"The Card Counter", a film written and directed by Paul Shrader, hit the big screens last month but it's now available on VOD services. The Card Counter is more of a revenge thriller and anti-war film disguised as a gambling and poker movie. Oscar Isaac plays a small-time gambler William Tell, an ex-vet of the Iraq War who focuses on low-stakes poker and counting cards at blackjack tables in local casinos, while he tries to keep his demons at bay. He takes a college drop out on the road with him, while trying to help the kid avoid a dark path of revenge against his former boss.
Paul Shrader is most known as the screenwriter from "Taxi Driver", but in the last decade he's established himself as an indie director. Shrader has a through line in his films with a middle-aged male protagonist alone in a room with his darkest thoughts and secrets, which they scribbled down in a journal or notebook, with images of loneliness and angst punctuated by voiceovers.
The Card Counter struggles with the "moral weight occurred by past actions that can never be removed".
In "Taxi Driver", it was Travis Bickle played by Robert DeNiro. In "Reformed", it was a radicalized priest by Ethan Hawke. In "The Card Counter", it's a poker pro and Iraq War veteran played by Oscar Isaac.
The Card Counter is another deep dive by Paul Shrader into the pathology of American moral decay and the gambling world is the perfect place to juxtapose his story of William Tell, a disgraced former interrogator who got sent to a military prison in Leavenworth for his involvement in the Abu Ghraib scandal during the Iraq War. Tell served eight-plus years in prison for "following orders", while his superior walked away without any punishment.
During his time in prison, Tell learned how to count cards and do a lot of card tricks because he had nothing but time on his hands and a deck of cars to keep his mind sane.
Upon his release from prison, Tell hits the road and travels from regional casino to regional casino where he counts cards playing blackjack. He never bets too big in order to avoid detection and prefers to stick to low-stakes poker, but in doing so he's also not exactly minting money.
"I stick to modest goals," explains Tell.
He also refuses to stay onsite at the casino's hotels and prefers low-budget chain motels. He covers his entire room, even the lightning fixtures, with grey sheets. In one sense, it resembles the sparseness of a prison cell, but it also creates a semblance of continuity while checking in and out of endless hotels on the road.

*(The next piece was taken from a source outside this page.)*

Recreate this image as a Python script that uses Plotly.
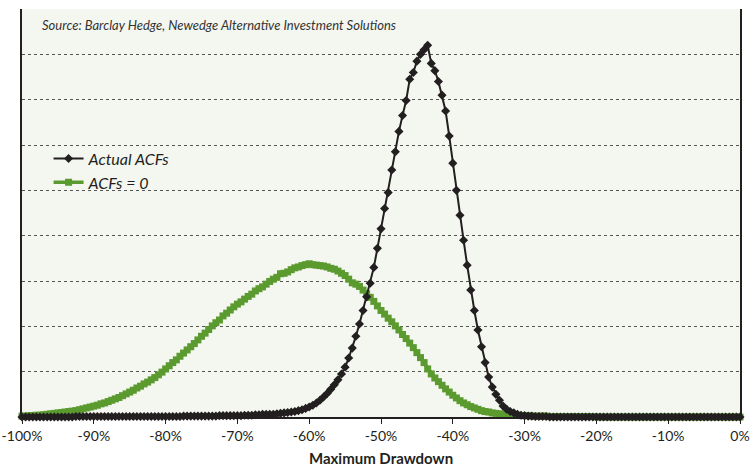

During a stint at a casino, he notices that there's a private security convention with his former boss among the guest lecturers. Major John Gordo (Willem Dafoe) has a swanky life as a private contractor but he was the personification of evil as an enhanced interrogator from the CIA during the Iraq War, who trained William Tell in a vast array of immoral techniques.
The son of a former college bumps into Tell at the lecture. His father was dishonorably discharged from the Army and latest developed a drug and alcohol addiction trying to cope with PTSD. He committed suicide, and his son Cirk (Ty Sheridan) investigated what exactly went down at Abu Ghraib. He hatches a plan to kidnap and kill Major Gordo. Tell tries to talk him out of it and invites Cirk to join him on the road because the gambling circuit is a lonely life.
Tell agrees to join a staking stable managed by LaLinda (Tiffany Haddish) because he wants to play in bigger buy-in tournaments in order to make some extra cash to help Cirk get out of debt and return to school. Tell goes deep in a couple of WSOP Circuit events, but he has his eye on an inevitable huge score in Las Vegas at the WSOP.
Like all of Shrader's film, there's an inevitable descent into darkness and insanity before the "guy alone in the room" finds redemption and salvation. I won't reveal any spoilers about the crescendo of violence that builds up toward the final scene.
The Card Counter was filmed on location in Biloxi, MS, and you'll see a lot of familiar casino properties like the Golden Nugget and the Scarlet Pearl.
Captain Tom Franklin makes an appearance at one of the WSOP Circuit final tables. Joe Stapleton was hired as the poker consultant on the film, so the poker scenes have an air of believability. Stapes did a great job in that department because all of the poker scenes seem authentic and not cheesy at all like you'll see in so many other mainstream flicks that try to incorporate poker.
Do not expect The Card Counter to be added to a Top 10 list of all-time poker movies any time soon. It's not a road film or buddy flick of gamblers like Mississippi Grind (which is one of my favorite poker/gambling films released in the last decade). But if you like dark and violent thrillers, then The Card Counter will be up your alley.